Re-cutting the slots was a pain, but after the first three holes I got the hang of the process. Two small pilot holes, drilled one at a time near the sides of the former slot hole furthest from the bulkhead in question, followed by drilling two holes slightly smaller than 3/16. I think I used an 11/64 drill. Two jig saw (saber saw) cuts between the holes to create a thin rectangle slot. A thin flat fine file followed by a flat file just under 3/16 width. When the slots were completed and the chainplates dry fitted and temporarily bolted in place, I marked the precise size of the necessary final slots with tape if the slots seemed wider than I wanted. Two of my first three slots were a bit wide.
I then removed all of the plates, backfilled the slots up to the tape line with colloidal silica thickened epoxy where necessary, and check all slots for any voids, or stray pilot drill holes and filled these also. I used a putty knife. One of those West Systems epoxy resin/catalyst packages that come in the six packs was sufficient fort all of the slots. I did find one void a the top of the port forward lower just above the knee where my new slot nicked that void. My goal was to keep any water that might enter those slots from getting to any wood.

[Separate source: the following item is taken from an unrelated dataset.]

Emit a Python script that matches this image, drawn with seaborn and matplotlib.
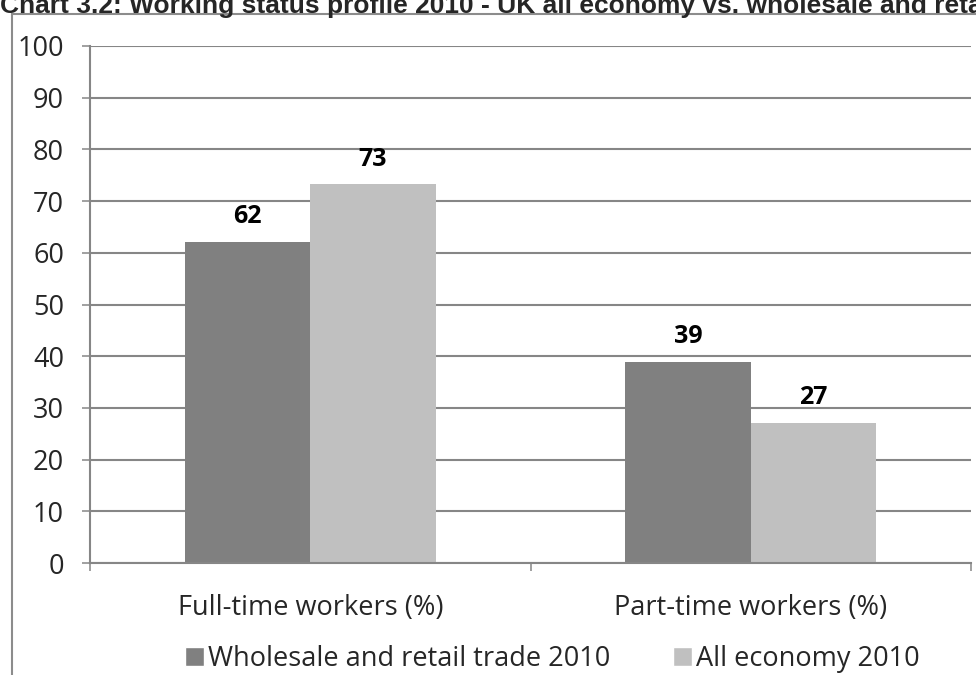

Tomorrow, I hope to bed the plates and bolt them securely in place. In the photo below of the port-side bulkhead that secures the rear lower shroud chainplate, you can see that the bulkhead has been epoxied to the underside of the deck. This should both make it stronger and also prevent any water leaking through the chainplate slots from getting to the top of the plywood bulkhead as was once the case.